*Exercise description:* Gather every line below where "that" appears.

*Records provided:*
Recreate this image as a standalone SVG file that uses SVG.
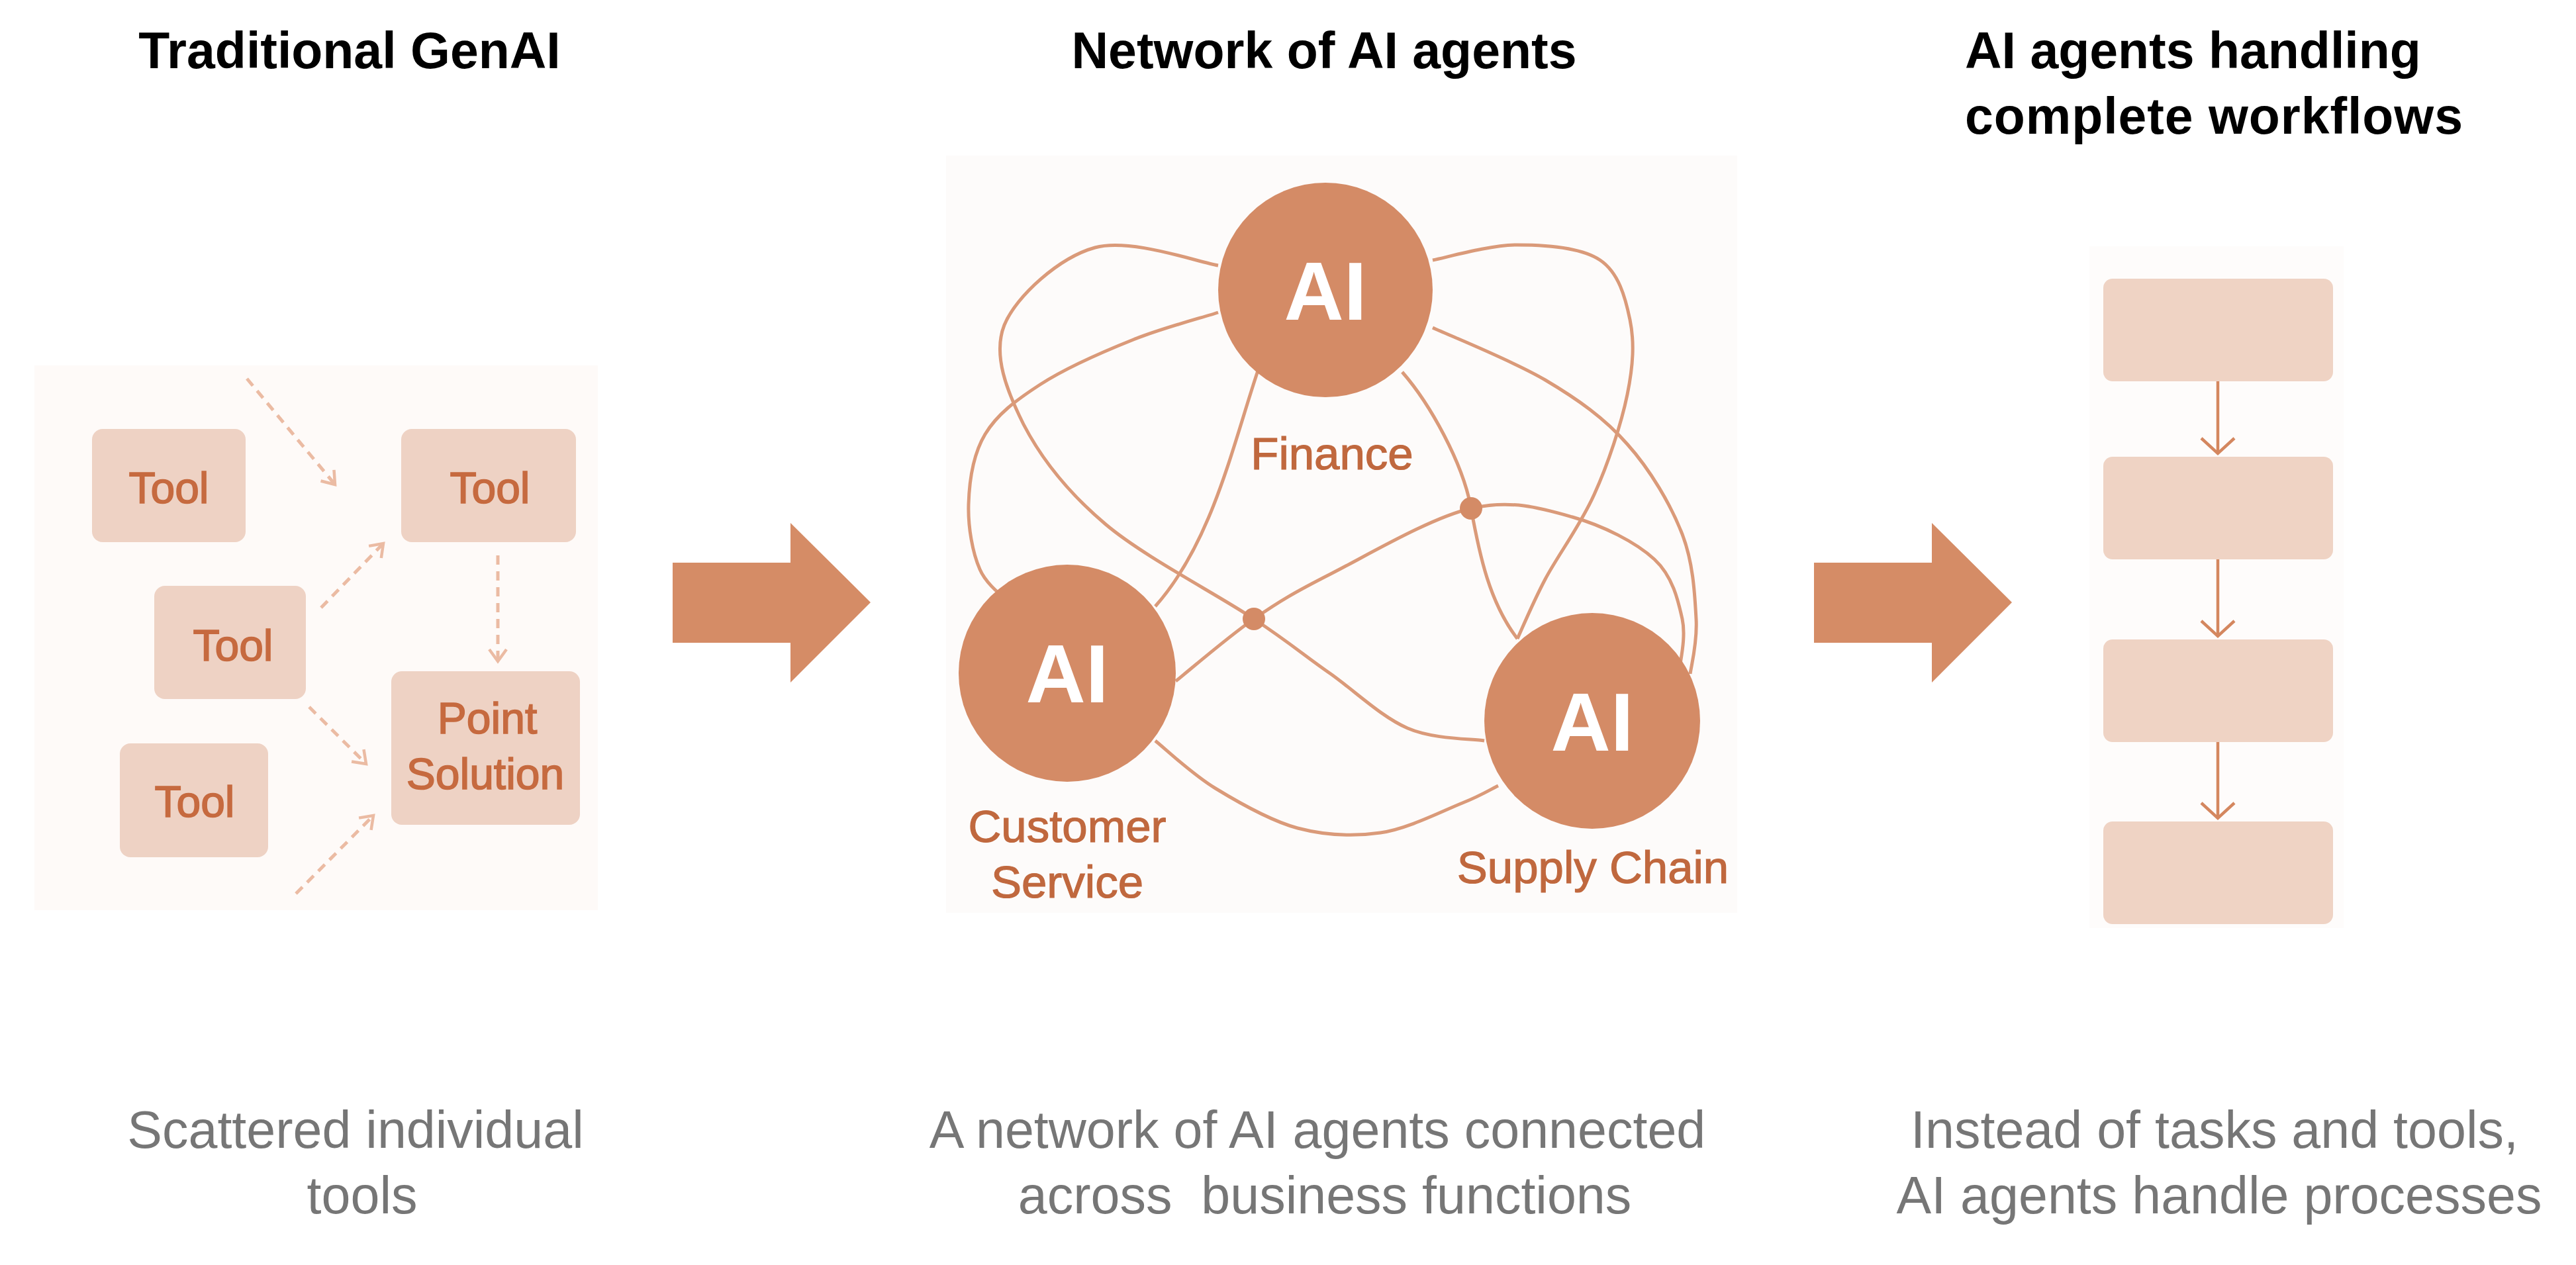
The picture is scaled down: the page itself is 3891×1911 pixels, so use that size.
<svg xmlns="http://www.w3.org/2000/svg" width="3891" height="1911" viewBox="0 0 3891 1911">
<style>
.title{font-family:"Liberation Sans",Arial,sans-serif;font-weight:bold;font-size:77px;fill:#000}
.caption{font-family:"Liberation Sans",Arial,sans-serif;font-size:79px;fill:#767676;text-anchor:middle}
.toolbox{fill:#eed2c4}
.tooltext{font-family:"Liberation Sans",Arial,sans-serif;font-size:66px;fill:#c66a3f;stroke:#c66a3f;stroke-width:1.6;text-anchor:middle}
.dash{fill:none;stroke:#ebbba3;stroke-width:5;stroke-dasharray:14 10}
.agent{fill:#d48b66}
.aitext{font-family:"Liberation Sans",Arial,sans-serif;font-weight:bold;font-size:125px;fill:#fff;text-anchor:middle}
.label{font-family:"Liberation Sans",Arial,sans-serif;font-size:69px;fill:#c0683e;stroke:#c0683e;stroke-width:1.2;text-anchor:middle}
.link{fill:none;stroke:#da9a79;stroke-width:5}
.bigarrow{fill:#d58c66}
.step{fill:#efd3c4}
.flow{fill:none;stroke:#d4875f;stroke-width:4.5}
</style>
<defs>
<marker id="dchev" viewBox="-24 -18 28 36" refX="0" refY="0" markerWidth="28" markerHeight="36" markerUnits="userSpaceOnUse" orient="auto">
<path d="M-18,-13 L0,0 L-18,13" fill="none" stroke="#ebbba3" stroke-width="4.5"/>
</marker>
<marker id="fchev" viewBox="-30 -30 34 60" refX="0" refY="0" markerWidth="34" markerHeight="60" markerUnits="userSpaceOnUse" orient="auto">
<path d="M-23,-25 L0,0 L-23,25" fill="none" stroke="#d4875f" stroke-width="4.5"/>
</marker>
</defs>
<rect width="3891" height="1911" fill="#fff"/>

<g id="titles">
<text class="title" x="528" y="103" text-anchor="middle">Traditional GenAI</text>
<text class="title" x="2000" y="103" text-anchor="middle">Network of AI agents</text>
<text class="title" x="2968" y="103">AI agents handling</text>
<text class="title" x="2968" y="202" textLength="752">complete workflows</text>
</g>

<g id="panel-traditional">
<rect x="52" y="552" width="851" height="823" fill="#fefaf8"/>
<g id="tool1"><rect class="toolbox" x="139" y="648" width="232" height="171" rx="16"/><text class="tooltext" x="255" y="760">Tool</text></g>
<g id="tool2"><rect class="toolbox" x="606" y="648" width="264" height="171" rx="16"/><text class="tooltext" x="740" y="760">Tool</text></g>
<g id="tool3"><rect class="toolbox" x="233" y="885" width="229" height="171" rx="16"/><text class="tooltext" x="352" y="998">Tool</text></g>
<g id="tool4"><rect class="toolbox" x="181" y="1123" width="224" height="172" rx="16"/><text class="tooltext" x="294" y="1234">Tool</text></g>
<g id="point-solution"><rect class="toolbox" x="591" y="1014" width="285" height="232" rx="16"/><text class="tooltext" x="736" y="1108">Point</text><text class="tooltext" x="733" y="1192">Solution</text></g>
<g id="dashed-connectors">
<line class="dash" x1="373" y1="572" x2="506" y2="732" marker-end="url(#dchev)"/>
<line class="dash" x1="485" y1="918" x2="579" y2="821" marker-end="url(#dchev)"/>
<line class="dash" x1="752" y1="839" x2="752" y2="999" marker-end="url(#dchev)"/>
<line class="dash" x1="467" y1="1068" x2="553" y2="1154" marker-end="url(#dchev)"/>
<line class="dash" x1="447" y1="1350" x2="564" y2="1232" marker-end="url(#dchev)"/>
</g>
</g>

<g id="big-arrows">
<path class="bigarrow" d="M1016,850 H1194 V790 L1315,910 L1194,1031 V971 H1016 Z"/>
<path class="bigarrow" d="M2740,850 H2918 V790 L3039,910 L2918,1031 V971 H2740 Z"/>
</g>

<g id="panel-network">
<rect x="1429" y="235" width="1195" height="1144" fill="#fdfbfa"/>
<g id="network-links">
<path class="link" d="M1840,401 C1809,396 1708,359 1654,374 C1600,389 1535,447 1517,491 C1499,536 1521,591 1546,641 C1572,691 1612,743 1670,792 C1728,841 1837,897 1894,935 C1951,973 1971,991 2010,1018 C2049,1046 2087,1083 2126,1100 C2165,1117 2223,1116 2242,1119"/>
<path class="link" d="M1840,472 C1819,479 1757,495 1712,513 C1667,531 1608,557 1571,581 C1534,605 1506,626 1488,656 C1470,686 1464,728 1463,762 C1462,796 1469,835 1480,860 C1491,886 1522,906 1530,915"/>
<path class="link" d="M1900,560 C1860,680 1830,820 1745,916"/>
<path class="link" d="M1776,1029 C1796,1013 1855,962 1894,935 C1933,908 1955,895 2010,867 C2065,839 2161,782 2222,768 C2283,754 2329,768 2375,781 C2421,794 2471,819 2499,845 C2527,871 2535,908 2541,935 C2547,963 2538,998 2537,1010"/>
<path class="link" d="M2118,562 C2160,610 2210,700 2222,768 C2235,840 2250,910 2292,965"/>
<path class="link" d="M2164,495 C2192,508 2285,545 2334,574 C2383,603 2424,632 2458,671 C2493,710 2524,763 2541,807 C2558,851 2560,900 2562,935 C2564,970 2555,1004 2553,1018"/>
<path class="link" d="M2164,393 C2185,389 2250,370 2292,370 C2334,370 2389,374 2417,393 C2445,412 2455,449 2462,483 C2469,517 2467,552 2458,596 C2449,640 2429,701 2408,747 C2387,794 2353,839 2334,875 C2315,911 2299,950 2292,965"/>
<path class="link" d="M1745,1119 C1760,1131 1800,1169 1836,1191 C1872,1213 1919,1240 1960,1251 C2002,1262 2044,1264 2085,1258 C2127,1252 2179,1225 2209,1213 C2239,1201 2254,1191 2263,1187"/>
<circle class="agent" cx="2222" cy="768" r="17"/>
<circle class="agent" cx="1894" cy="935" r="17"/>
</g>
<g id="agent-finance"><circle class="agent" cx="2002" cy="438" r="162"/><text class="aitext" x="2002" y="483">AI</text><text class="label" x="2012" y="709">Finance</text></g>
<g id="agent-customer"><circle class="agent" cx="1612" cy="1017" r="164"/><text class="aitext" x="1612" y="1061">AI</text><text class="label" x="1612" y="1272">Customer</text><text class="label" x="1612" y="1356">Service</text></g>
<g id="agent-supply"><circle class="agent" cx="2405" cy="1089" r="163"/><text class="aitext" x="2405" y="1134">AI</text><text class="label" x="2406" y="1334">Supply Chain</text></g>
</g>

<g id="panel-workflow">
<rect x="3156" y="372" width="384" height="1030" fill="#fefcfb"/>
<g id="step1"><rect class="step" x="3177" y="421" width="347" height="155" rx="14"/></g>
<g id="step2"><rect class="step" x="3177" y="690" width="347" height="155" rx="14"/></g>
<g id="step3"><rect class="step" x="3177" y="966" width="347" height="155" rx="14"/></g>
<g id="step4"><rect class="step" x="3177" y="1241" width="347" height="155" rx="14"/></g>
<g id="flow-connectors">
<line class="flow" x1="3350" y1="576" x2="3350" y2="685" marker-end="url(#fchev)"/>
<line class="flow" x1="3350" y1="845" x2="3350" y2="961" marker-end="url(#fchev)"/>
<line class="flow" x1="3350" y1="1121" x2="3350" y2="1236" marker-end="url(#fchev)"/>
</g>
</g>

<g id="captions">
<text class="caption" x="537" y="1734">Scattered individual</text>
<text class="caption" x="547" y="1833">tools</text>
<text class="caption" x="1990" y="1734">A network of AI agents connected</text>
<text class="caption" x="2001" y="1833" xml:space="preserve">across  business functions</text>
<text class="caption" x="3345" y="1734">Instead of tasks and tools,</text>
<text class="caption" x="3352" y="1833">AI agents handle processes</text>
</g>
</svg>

...

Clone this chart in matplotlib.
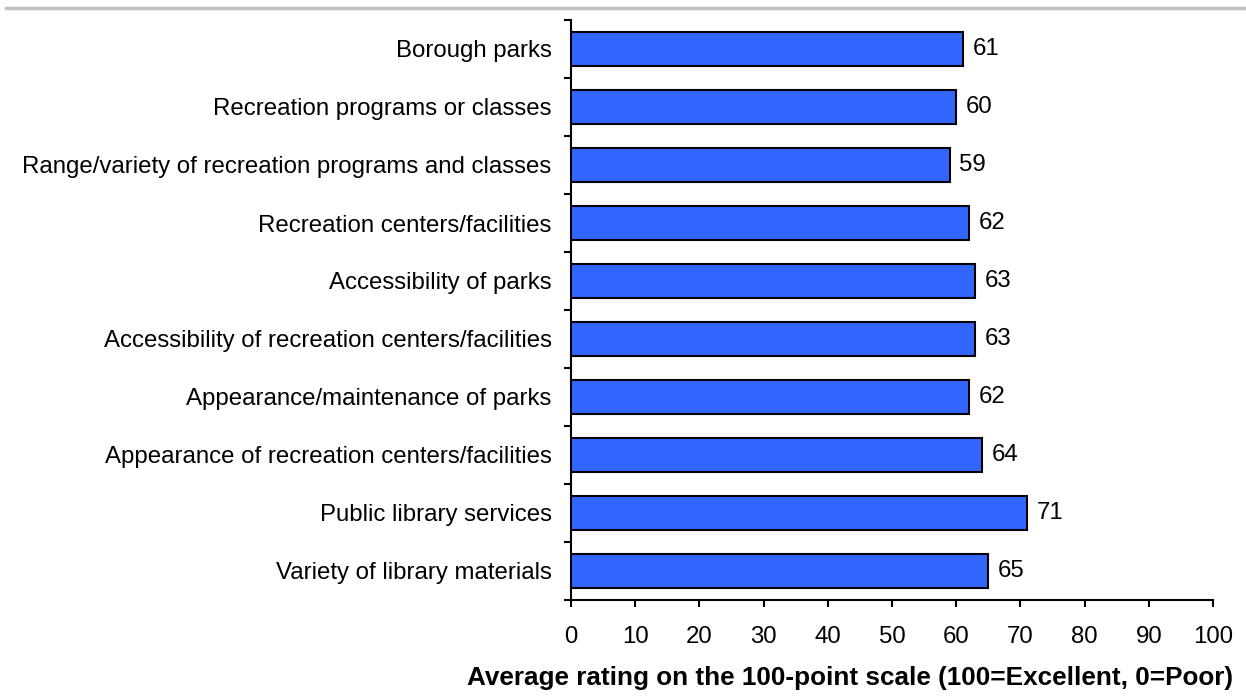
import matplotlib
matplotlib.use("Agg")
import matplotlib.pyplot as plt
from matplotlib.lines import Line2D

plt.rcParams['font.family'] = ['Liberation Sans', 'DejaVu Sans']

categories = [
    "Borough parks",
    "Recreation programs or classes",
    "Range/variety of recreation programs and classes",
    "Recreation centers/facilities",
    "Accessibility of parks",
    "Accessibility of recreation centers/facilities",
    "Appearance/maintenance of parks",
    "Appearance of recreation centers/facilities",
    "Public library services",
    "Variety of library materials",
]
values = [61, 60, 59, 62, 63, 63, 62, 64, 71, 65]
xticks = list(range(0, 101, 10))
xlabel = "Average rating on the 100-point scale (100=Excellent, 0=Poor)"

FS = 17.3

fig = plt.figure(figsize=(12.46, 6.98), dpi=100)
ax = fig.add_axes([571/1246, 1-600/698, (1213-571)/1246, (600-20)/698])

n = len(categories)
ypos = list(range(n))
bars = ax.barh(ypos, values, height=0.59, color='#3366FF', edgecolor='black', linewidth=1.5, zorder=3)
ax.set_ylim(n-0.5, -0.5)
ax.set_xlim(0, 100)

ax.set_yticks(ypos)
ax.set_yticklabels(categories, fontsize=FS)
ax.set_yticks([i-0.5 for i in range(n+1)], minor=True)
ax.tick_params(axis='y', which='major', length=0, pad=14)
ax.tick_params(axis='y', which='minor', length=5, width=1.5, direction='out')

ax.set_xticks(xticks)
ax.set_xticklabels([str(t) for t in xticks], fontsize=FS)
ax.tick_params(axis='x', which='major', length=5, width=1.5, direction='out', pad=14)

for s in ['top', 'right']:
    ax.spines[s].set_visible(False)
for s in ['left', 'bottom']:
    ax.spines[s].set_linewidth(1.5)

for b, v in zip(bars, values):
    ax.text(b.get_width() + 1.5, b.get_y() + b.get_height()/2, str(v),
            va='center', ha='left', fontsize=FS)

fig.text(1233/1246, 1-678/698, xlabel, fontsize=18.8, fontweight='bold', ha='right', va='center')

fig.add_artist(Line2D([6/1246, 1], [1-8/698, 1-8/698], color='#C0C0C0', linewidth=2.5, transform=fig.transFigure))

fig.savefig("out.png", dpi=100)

*Full answer:*
Recreate this image as a standalone SVG file that uses SVG.
The picture is scaled down: the page itself is 3891×1911 pixels, so use that size.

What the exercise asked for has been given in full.